Iñaki Estívaliz
I have a friend who is so afraid that, to protect him, I can’t say whether he’s my neighbor or my colleague in Cambridge or Boston, or whether he attends Harvard or MIT. I’m not going to give him a pseudonym. He didn’t want to give me one either. So I’ll just call him my friend.
My Arab friend is so afraid that I can’t specify which European countries he studied in, or whether the brilliant PhD he’s about to complete in the U.S. is in the sciences or the humanities. I’m not making up my friend. This is not a literary exercise, and I don’t have imaginary friends.

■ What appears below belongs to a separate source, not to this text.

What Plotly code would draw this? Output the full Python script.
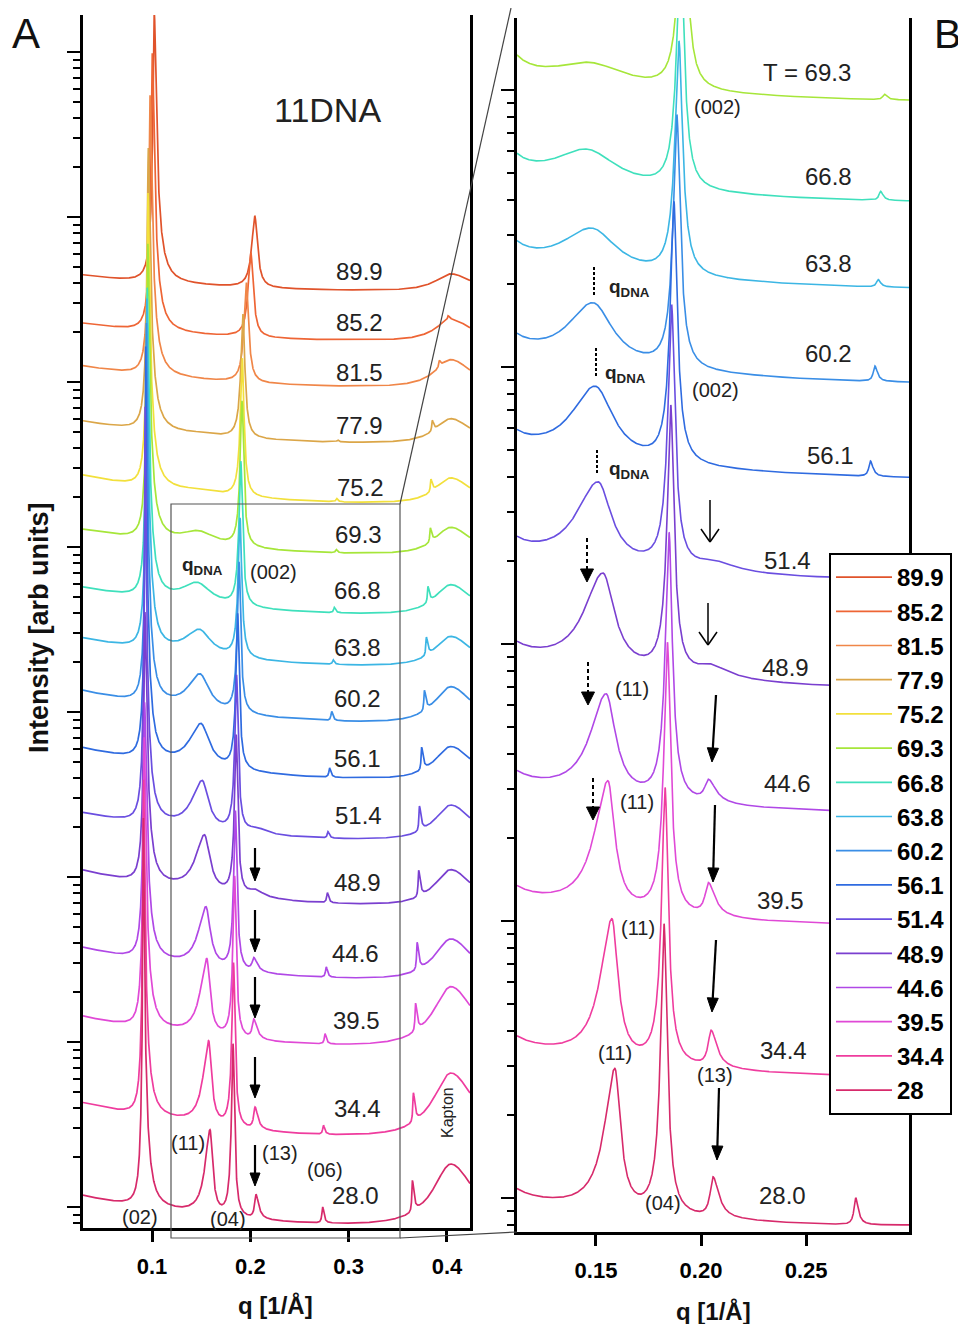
import numpy as np
import plotly.graph_objects as go

# page body has an 8px margin: the figure is placed at (8, 8) in the window
OFF = 8
W, H = 958, 1316
def px(x):
    return (x - OFF) / W
def py(y):
    return 1 - (y - OFF) / H

# ---------------- data ----------------
temps = ["89.9", "85.2", "81.5", "77.9", "75.2", "69.3", "66.8", "63.8",
         "60.2", "56.1", "51.4", "48.9", "44.6", "39.5", "34.4", "28.0"]
legend_names = ["89.9", "85.2", "81.5", "77.9", "75.2", "69.3", "66.8", "63.8",
                "60.2", "56.1", "51.4", "48.9", "44.6", "39.5", "34.4", "28"]
colors = ["#e0532b", "#ee6535", "#f08648", "#dba648", "#f2e03c", "#a6e63a",
          "#3fe0bc", "#3cb6e4", "#3a8ee6", "#2f6be0", "#6a4ee0", "#7a3fcf",
          "#b048e6", "#e049d6", "#ef3c9e", "#d72a6b"]
# log10 of the flat baseline level near q = 0.30
baseline_log = [5.558, 5.255, 4.976, 4.636, 4.273, 3.964, 3.600, 3.287,
                2.946, 2.602, 2.234, 1.840, 1.390, 0.988, 0.440, -0.097]
# excess scattering at low q (relative to baseline)
lowq_excess = [0.28, 0.32, 0.40, 0.42, 0.56, 0.48, 0.54, 0.56,
               0.67, 0.65, 0.54, 0.75, 0.67, 0.63, 0.75, 0.63]
# lamellar (002)/(04) position; (001)/(02) = half, (003)/(06) = 1.5x, (004) = 2x
q_002 = [0.2045, 0.2005, 0.1960, 0.1925, 0.1918, 0.1915, 0.1903, 0.1895,
         0.1885, 0.1871, 0.1860, 0.1856, 0.1848, 0.1840, 0.1829, 0.1824]
amp_001 = [50, 56, 60, 63, 79, 79, 100, 178, 282, 447, 447, 63, 50, 79, 158, 316]
amp_002 = [1.85, 2.45, 3.37, 5.2, 6.84, 7.8, 7.8, 7.2, 8.9, 9.6, 9.4, 10.4,
           10.1, 10.4, 11.2, 12.4]
amp_003 = [0, 0, 0, 0.03, 0.05, 0.05, 0.085, 0.07, 0.15, 0.15, 0.10, 0.17,
           0.17, 0.17, 0.15, 0.28]
amp_004 = [0, 0.08, 0.14, 0.20, 0.24, 0.28, 0.32, 0.36, 0.42, 0.46, 0.50,
           0.54, 0.58, 0.64, 0.68, 0.72]
# q_DNA / (11) peak
q_11 = [0.150, 0.150, 0.150, 0.148, 0.147, 0.147, 0.1457, 0.148,
        0.1486, 0.1496, 0.151, 0.1533, 0.1548, 0.1557, 0.1576, 0.159]
amp_11 = [0, 0, 0, 0.03, 0.05, 0.25, 0.42, 0.53, 0.84, 1.06, 1.2, 1.58,
          1.69, 2.41, 2.88, 2.83]
hw_11_left = [0.02, 0.02, 0.02, 0.02, 0.02, 0.02, 0.018, 0.016,
              0.013, 0.012, 0.0107, 0.009, 0.0075, 0.006, 0.005, 0.0045]
hw_11_right = [0.02, 0.02, 0.02, 0.02, 0.02, 0.02, 0.016, 0.013,
               0.010, 0.009, 0.0065, 0.0055, 0.0045, 0.003, 0.0026, 0.0024]
# (13) peak
q_13 = [0.205, 0.205, 0.205, 0.205, 0.205, 0.205, 0.205, 0.205,
        0.205, 0.205, 0.2065, 0.2045, 0.2035, 0.2035, 0.2048, 0.2057]
amp_13 = [0, 0, 0, 0, 0, 0, 0, 0, 0, 0, 0.09, 0.12, 0.24, 0.37, 0.43, 0.47]
hw_13_left = [0.002] * 10 + [0.010, 0.007, 0.002, 0.0018, 0.0016, 0.0015]
hw_13_right = [0.004] * 10 + [0.012, 0.010, 0.004, 0.0035, 0.003, 0.003]
# Kapton window bump
amp_kapton = [0.29, 0.38, 0.51, 0.45, 0.48, 0.51, 0.58, 0.58, 0.74, 0.66,
              0.70, 0.74, 0.86, 1.45, 1.63, 1.51]
q_kapton = 0.404

# peak tail constants (amp * hw^2) and shared widths
TAIL_001 = (2.5e-5, 7e-5)
TAIL_002 = (1.5e-5, 1.2e-5)
HW_003 = (0.0009, 0.0014)
HW_004 = (0.0006, 0.0016)
HW_KAPTON = (0.018, 0.024)
LOWQ_DECAY = 0.12


def lor(q, q0, amp, gl, gr):
    g = np.where(q < q0, gl, gr)
    return amp / (1.0 + ((q - q0) / g) ** 2)


def profile(q, i):
    p = 1.0 + lowq_excess[i] * np.exp(-(q - 0.03) / LOWQ_DECAY)
    q1 = q_002[i] / 2
    a1 = amp_001[i]
    p = p + lor(q, q1, a1, np.sqrt(TAIL_001[0] / a1), np.sqrt(TAIL_001[1] / a1))
    a2 = amp_002[i]
    p = p + lor(q, 2 * q1, a2, np.sqrt(TAIL_002[0] / a2), np.sqrt(TAIL_002[1] / a2))
    p = p + lor(q, 3 * q1, amp_003[i], *HW_003)
    p = p + lor(q, 4 * q1, amp_004[i], *HW_004)
    p = p + lor(q, q_11[i], amp_11[i], hw_11_left[i], hw_11_right[i])
    p = p + lor(q, q_13[i], amp_13[i], hw_13_left[i], hw_13_right[i])
    p = p + lor(q, q_kapton, amp_kapton[i], *HW_KAPTON)
    return p


def curve(q, i):
    ref = profile(np.array([0.30]), i)[0]
    return 10 ** baseline_log[i] * profile(q, i) / ref


def grid(lo, hi, n, i):
    q1 = q_002[i] / 2
    centers = [q1, 2 * q1, 3 * q1, 4 * q1, q_11[i], q_13[i]]
    return np.union1d(np.linspace(lo, hi, n), [c for c in centers if lo < c < hi])

XA = (0.0298, 0.4234)
XB = (0.1124, 0.2990)

fig = go.Figure()
for i in range(len(temps)):
    qa = grid(XA[0], XA[1], 5000, i)
    fig.add_trace(go.Scatter(x=qa, y=curve(qa, i), mode="lines",
                             line=dict(color=colors[i], width=1.7),
                             name=legend_names[i], xaxis="x", yaxis="y",
                             showlegend=True))
for i in range(5, len(temps)):
    qb = grid(XB[0], XB[1], 4000, i)
    fig.add_trace(go.Scatter(x=qb, y=curve(qb, i), mode="lines",
                             line=dict(color=colors[i], width=1.6),
                             name=legend_names[i], xaxis="x2", yaxis="y2",
                             showlegend=False))

FONT = "Arial, Liberation Sans, Helvetica, sans-serif"
axis_common = dict(showgrid=False, zeroline=False, showline=True, linecolor="black",
                   linewidth=2.5, ticks="outside", tickcolor="black")

fig.update_layout(
    width=W, height=H, margin=dict(l=0, r=0, t=0, b=0),
    paper_bgcolor="white", plot_bgcolor="white",
    font=dict(family=FONT, color="black"),
    xaxis=dict(domain=[px(83), px(470)], range=list(XA), anchor="y",
               tickvals=[0.1, 0.2, 0.3, 0.4], ticktext=["0.1", "0.2", "0.3", "0.4"],
               ticklen=11, tickwidth=2.5, mirror=False,
               tickfont=dict(size=22, weight="bold"), ticklabelstandoff=6,
               **axis_common),
    yaxis=dict(domain=[py(1228), py(15)], type="log", range=[-0.127, 7.224],
               anchor="x", dtick=1, ticklen=13, tickwidth=2.2, showticklabels=False,
               mirror=True,
               minor=dict(ticks="outside", ticklen=7, tickwidth=1.6, tickcolor="black",
                          showgrid=False),
               **axis_common),
    xaxis2=dict(domain=[px(517), px(909)], range=list(XB), anchor="y2",
                tickvals=[0.15, 0.2, 0.25], ticktext=["0.15", "0.20", "0.25"],
                ticklen=11, tickwidth=2.5, mirror=False,
                tickfont=dict(size=22, weight="bold"), ticklabelstandoff=6,
                **axis_common),
    yaxis2=dict(domain=[py(1232), py(18)], type="log", range=[-0.1227, 4.26],
                anchor="x2", dtick=1, ticklen=13, tickwidth=2.2, showticklabels=False,
                mirror=True,
                minor=dict(ticks="outside", ticklen=7, tickwidth=1.6, tickcolor="black",
                           showgrid=False),
                **axis_common),
    legend=dict(x=px(829), y=py(553), xanchor="left", yanchor="top",
                bgcolor="white", bordercolor="black", borderwidth=2,
                font=dict(size=24, family=FONT, color="black", weight="bold"),
                itemwidth=56, tracegroupgap=0),
)

ann = []
def text(x, y, s, size=24, color="#222", xanchor="center", bold=False, angle=0):
    ann.append(dict(x=px(x), y=py(y), xref="paper", yref="paper", text=s,
                    showarrow=False, xanchor=xanchor, yanchor="middle",
                    textangle=angle,
                    font=dict(size=size, color=color, family=FONT,
                              weight="bold" if bold else "normal")))

# panel letters, titles
text(26, 34, "A", size=42, color="#111")
text(947, 34, "B", size=41, color="#111")
text(327, 110, "11DNA", size=34, color="#222")
text(39, 628, "Intensity [arb units]", size=27, color="#111", bold=True, angle=-90)
text(275, 1305, "q [1/Å]", size=24, color="#111", bold=True)
text(713, 1311, "q [1/Å]", size=24, color="#111", bold=True)

# panel A temperature labels
a_lab = [(359, 272), (359, 322), (359, 372), (359, 425), (360, 487), (358, 535),
         (357, 590), (357, 647), (357, 698), (357, 758), (358, 815), (357, 882),
         (355, 953), (356, 1020), (357, 1108), (355, 1195)]
for t, (x, y) in zip(temps, a_lab):
    text(x, y, t, size=24)

text(202, 566, "<b>q<sub>DNA</sub></b>", size=19)
text(273, 572, "(002)", size=20)
text(188, 1143, "(11)", size=20)
text(280, 1153, "(13)", size=20)
text(325, 1170, "(06)", size=20)
text(140, 1217, "(02)", size=20)
text(228, 1219, "(04)", size=20)
text(447, 1113, "Kapton", size=16, angle=-90)

# panel B labels
text(807, 72, "T = 69.3", size=24)
text(717, 107, "(002)", size=20)
text(715, 390, "(002)", size=20)
b_lab = [("66.8", 828, 177), ("63.8", 828, 263), ("60.2", 828, 353), ("56.1", 830, 455),
         ("51.4", 787, 560), ("48.9", 785, 667), ("44.6", 787, 783), ("39.5", 780, 900),
         ("34.4", 783, 1050), ("28.0", 782, 1195)]
for t, x, y in b_lab:
    text(x, y, t, size=24)
for (x, y) in [(632, 689), (637, 802), (638, 928), (615, 1053)]:
    text(x, y, "(11)", size=20)
text(715, 1075, "(13)", size=20)
text(663, 1203, "(04)", size=20)
for (x, y) in [(607, 288), (603, 374), (607, 470)]:
    text(x, y, "<b>q<sub>DNA</sub></b>", size=19, xanchor="left")

shapes = []
def seg(x0, y0, x1, y1, width=1.2, color="#444", dash="solid"):
    shapes.append(dict(type="line", xref="paper", yref="paper", x0=px(x0), y0=py(y0),
                       x1=px(x1), y1=py(y1), line=dict(color=color, width=width, dash=dash)))

def tri(p1, p2, p3):
    shapes.append(dict(type="path", xref="paper", yref="paper",
                       path="M {:.5f},{:.5f} L {:.5f},{:.5f} L {:.5f},{:.5f} Z".format(
                           px(p1[0]), py(p1[1]), px(p2[0]), py(p2[1]), px(p3[0]), py(p3[1])),
                       fillcolor="black", line=dict(color="black", width=1)))

def arrow(xt, yt, xp, yp, kind="filled", dash="solid", width=2.2, hl=12.0, hw=5.5):
    d = np.array([xp - xt, yp - yt], dtype=float)
    d = d / np.hypot(*d)
    n = np.array([-d[1], d[0]])
    tip = np.array([xp, yp], dtype=float)
    base = tip - hl * d
    if kind == "filled":
        seg(xt, yt, base[0], base[1], width=width, color="black", dash=dash)
        tri(tip, base + hw * n, base - hw * n)
    else:
        seg(xt, yt, xp, yp, width=width, color="black")
        for s in (1, -1):
            w = base + s * hw * n
            seg(w[0], w[1], xp, yp, width=width, color="black")

# zoom rectangle + connector lines
shapes.append(dict(type="rect", xref="paper", yref="paper", x0=px(171), x1=px(400),
                   y0=py(1238), y1=py(504), line=dict(color="#555", width=1.2)))
seg(400, 504, 511, 8)
seg(400, 1238, 517, 1232)

# panel A arrows
for (yt, yp) in [(848, 881), (910, 952), (977, 1018), (1057, 1098), (1145, 1186)]:
    arrow(255, yt, 255, yp, hl=13, hw=5)
# panel B open-head arrows
arrow(710, 500, 710, 542, kind="open", width=1.5, hl=13, hw=9)
arrow(708, 603, 708, 645, kind="open", width=1.5, hl=13, hw=9)
# panel B filled slanted arrows
for (xt, yt, xp, yp) in [(716, 695, 712, 762), (715, 805, 713, 882),
                         (716, 940, 712, 1012), (719, 1088, 717, 1160)]:
    arrow(xt, yt, xp, yp, hl=14, hw=5.5)
# q_DNA dashed markers
for (x, y0, y1) in [(594, 267, 295), (596, 348, 376), (597, 450, 474)]:
    seg(x, y0, x, y1, width=2, color="black", dash="3px,2px")
# dashed arrows with triangular heads
for (x, y0, y1) in [(587, 538, 582), (588, 662, 705), (593, 778, 820)]:
    arrow(x, y0, x, y1, dash="4px,3px", width=2, hl=13, hw=6.5)

fig.update_layout(annotations=ann, shapes=shapes)
fig.write_html("out.html")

My friend looks both ways before stepping out of his house. He spends the day deleting himself from the internet. He only goes out when absolutely necessary. And he never goes out alone. A network of fellow frightened friends makes sure that whenever one of them has to go somewhere, someone else with a car picks them up and goes with them.
He is terrified, especially after seeing footage of the arrest of Rumeysa Ozturk, just minutes from where he lives in the Boston metropolitan area. Unidentified masked men abducted her as she left her home to meet some friends and break the daily Ramadan fast.

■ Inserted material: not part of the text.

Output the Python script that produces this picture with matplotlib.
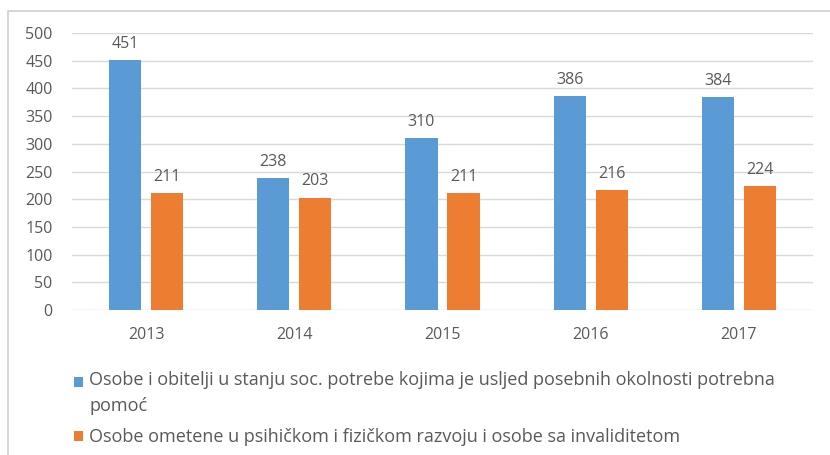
import numpy as np
import matplotlib
matplotlib.use("Agg")
import matplotlib.pyplot as plt
from matplotlib.patches import Rectangle

years = ["2013", "2014", "2015", "2016", "2017"]
pomoc = [451, 238, 310, 386, 384]
invalid = [211, 203, 211, 216, 224]
labels = ["Osobe i obitelji u stanju soc. potrebe kojima je usljed posebnih okolnosti potrebna\npomoć",
          "Osobe ometene u psihičkom i fizičkom razvoju i osobe sa invaliditetom"]

blue = "#5B9BD5"
orange = "#ED7D31"
txt = "#595959"

plt.rcParams['font.family'] = ['Open Sans', 'DejaVu Sans']

W, H = 830, 455
fig = plt.figure(figsize=(W / 100, H / 100), dpi=100)
ax = fig.add_axes([72 / W, 1 - 310 / H, (813 - 72) / W, (310 - 33) / H])

# light frame around the chart area
fig.patches.append(Rectangle((8 / W, -0.1), 1.2, 1.1 - 11 / H, transform=fig.transFigure,
                             fill=False, edgecolor="#D0D0D0", linewidth=1.2))

x = np.arange(len(years))
w = 0.217
off = 0.142
b1 = ax.bar(x - off, pomoc, w, color=blue, label=labels[0], zorder=3)
b2 = ax.bar(x + off, invalid, w, color=orange, label=labels[1], zorder=3)

for bars in (b1, b2):
    ax.bar_label(bars, padding=6, fontsize=11.5, color=txt)

ax.set_xlim(-0.5, len(years) - 0.5)
ax.set_ylim(0, 500)
ax.set_yticks(np.arange(0, 501, 50))
ax.set_xticks(x)
ax.set_xticklabels(years)
ax.tick_params(length=0, labelsize=11.5, labelcolor=txt)
ax.tick_params(axis='y', pad=14)
ax.tick_params(axis='x', pad=12)
ax.grid(axis='y', color="#D9D9D9", linewidth=1, zorder=0)
for s in ax.spines.values():
    s.set_visible(False)

leg = fig.legend(handles=[b1, b2], loc="upper left", bbox_to_anchor=(74 / W, 1 - 371 / H),
                 frameon=False, fontsize=13, handlelength=0.5, handleheight=0.5,
                 handletextpad=0.35, labelspacing=0.72, borderaxespad=0, borderpad=0,
                 labelcolor=txt)
leg.get_texts()[0].set_linespacing(1.6)
# put the first square next to the first text line
h0 = leg.legend_handles[0]
h0.set_y(h0.get_y() + 8.5)

fig.savefig("out.png", dpi=100)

ICE agents took her away when she hadn’t eaten all day. Bypassing state and federal laws and court rulings, they moved her through New Hampshire, Vermont, and Louisiana. She was held incommunicado for 24 hours.
In Somerville, Cambridge, and Boston, protests have taken place demanding the release of Rumeysa, a Turkish doctoral student in psychology specializing in childhood trauma, and a supporter of the Palestinian cause.

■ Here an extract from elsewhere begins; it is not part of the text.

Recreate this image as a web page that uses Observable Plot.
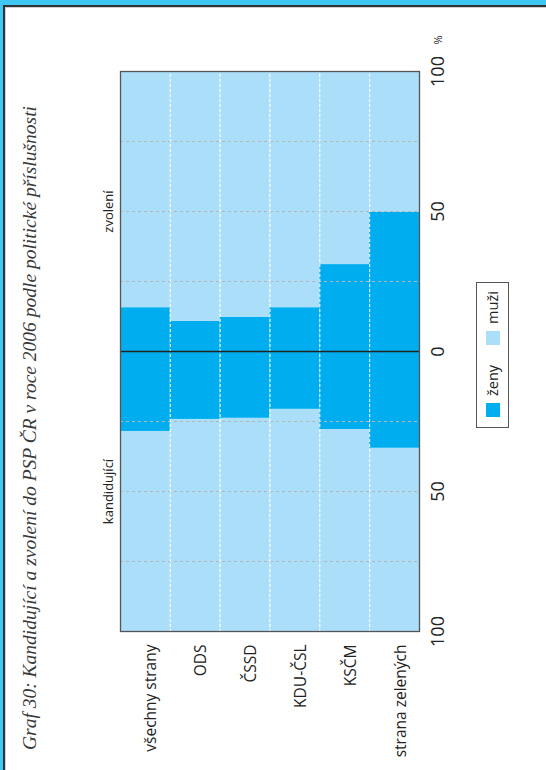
<!DOCTYPE html>
<html>
<head>
<meta charset="utf-8">
<script src="https://cdn.jsdelivr.net/npm/d3@7"></script>
<script src="https://cdn.jsdelivr.net/npm/@observablehq/plot@0.6"></script>
<style>
html, body { margin: 0; padding: 0; background: #fff; width: 546px; height: 770px; overflow: hidden; }
#bt { position: absolute; left: 0; top: 0; width: 546px; height: 5px; background: #3fc6f3; }
#bl { position: absolute; left: 0; top: 0; width: 3px; height: 770px; background: #3fc6f3; }
#lt { position: absolute; left: 3px; top: 5px; width: 543px; height: 2px; background: #333; }
#ll { position: absolute; left: 3px; top: 5px; width: 2px; height: 765px; background: #333; }
#lt2 { position: absolute; left: 5px; top: 7px; width: 541px; height: 1px; background: #cfcfcf; }
#ll2 { position: absolute; left: 5px; top: 7px; width: 1px; height: 763px; background: #cfcfcf; }
#rot { position: absolute; left: 0; top: 0; width: 770px; height: 546px; transform-origin: 0 0; transform: translate(0, 770px) rotate(-90deg); }
#chart { position: absolute; left: 0; top: 0; }
#title { position: absolute; left: 20px; top: 20px; font: italic 19.5px "Liberation Serif", serif; line-height: 20px; color: #3a3a3a; white-space: nowrap; }
#legend { position: absolute; left: 342px; top: 476px; width: 144px; height: 31px; border: 1.3px solid #555; font: 14.5px "Open Sans", sans-serif; color: #222; display: flex; align-items: center; box-sizing: content-box; }
.sw { width: 14px; height: 14px; display: inline-block; }
.item { display: flex; align-items: center; }
</style>
</head>
<body>
<div id="bt"></div><div id="bl"></div><div id="lt"></div><div id="ll"></div><div id="lt2"></div><div id="ll2"></div>
<div id="rot">
  <div id="chart"></div>
  <div id="title">Graf 30: Kandidující a zvolení do PSP ČR v roce 2006 podle politické příslušnosti</div>
  <div id="legend"></div>
</div>
<script>
const categories = ["všechny strany", "ODS", "ČSSD", "KDU-ČSL", "KSČM", "strana zelených"];
const kandidujiciZeny = [28.2, 23.9, 23.5, 20.3, 27.5, 34.2];
const zvoleniZeny = [16.0, 11.1, 12.5, 16.0, 31.4, 50.0];
const xTicks = [-100, -50, 0, 50, 100];
const gridValues = [-75, -50, -25, 25, 50, 75];
const sideLabels = [{x: -50, text: "kandidující"}, {x: 50, text: "zvolení"}];
const sexes = ["ženy", "muži"];
const sexColors = ["#00aeef", "#abdff9"];

const rows = categories.flatMap((c, i) => [
  {i, sex: "muži", x1: -100, x2: -kandidujiciZeny[i]},
  {i, sex: "ženy", x1: -kandidujiciZeny[i], x2: 0},
  {i, sex: "ženy", x1: 0, x2: zvoleniZeny[i]},
  {i, sex: "muži", x1: zvoleniZeny[i], x2: 100}
]);

const chart = Plot.plot({
  width: 770,
  height: 546,
  marginLeft: 138,
  marginRight: 72,
  marginTop: 120,
  marginBottom: 127,
  style: {fontFamily: "'Open Sans', sans-serif", color: "#222", background: "transparent", overflow: "visible"},
  x: {domain: [-100, 100]},
  y: {domain: [0, categories.length], reverse: true},
  color: {domain: sexes, range: sexColors},
  marks: [
    Plot.rect(rows, {x1: "x1", x2: "x2", y1: "i", y2: d => d.i + 1, fill: "sex"}),
    Plot.ruleX(gridValues, {stroke: "#b5b5b5", strokeDasharray: "3,3", strokeWidth: 1}),
    Plot.ruleY(d3.range(1, categories.length), {stroke: "#ffffff", strokeDasharray: "3,2", strokeWidth: 1}),
    Plot.ruleX([0], {stroke: "#222", strokeWidth: 1.5}),
    Plot.frame({stroke: "#555", strokeWidth: 1.3}),
    Plot.axisX(xTicks, {tickSize: 0, tickPadding: 12, fontSize: 18, tickFormat: d => Math.abs(d), label: null}),
    Plot.text(["%"], {frameAnchor: "bottom-right", dx: 27, dy: 22, fontSize: 11, textAnchor: "start"}),
    Plot.axisY(categories.map((c, i) => i + 0.5), {tickSize: 0, tickPadding: 13, fontSize: 15.5, dy: 6, tickFormat: d => categories[d - 0.5], label: null}),
    Plot.text(sideLabels, {x: "x", text: "text", frameAnchor: "top", dy: -17, fontSize: 13})
  ]
});
document.getElementById("chart").appendChild(chart);

const legend = document.getElementById("legend");
sexes.forEach((s, k) => {
  const item = document.createElement("div");
  item.className = "item";
  item.style.marginLeft = k === 0 ? "10px" : "20px";
  const sw = document.createElement("span");
  sw.className = "sw";
  sw.style.background = sexColors[k];
  const t = document.createElement("span");
  t.textContent = s;
  t.style.marginLeft = "7px";
  item.appendChild(sw);
  item.appendChild(t);
  legend.appendChild(item);
});
</script>
</body>
</html>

My friend’s eyes widen and his hands tremble as he tells me: “Did you see? Did you see? Just like the Gestapo. Did you see how they immediately grabbed her wrists so she couldn’t reach her phone?”
I can’t say which country my friend is from, because my friend is very afraid. But since there are ten Arab countries that produce olive oil, I’ll tell you something about my friend.
When he learned I was Andalusian, the topic of olive trees came up in conversation. The second time we met, he had just returned from visiting his parents in his homeland, and he gave me a homemade, unlabeled bottle of a deep, flavorful extra virgin olive oil from his family’s harvest.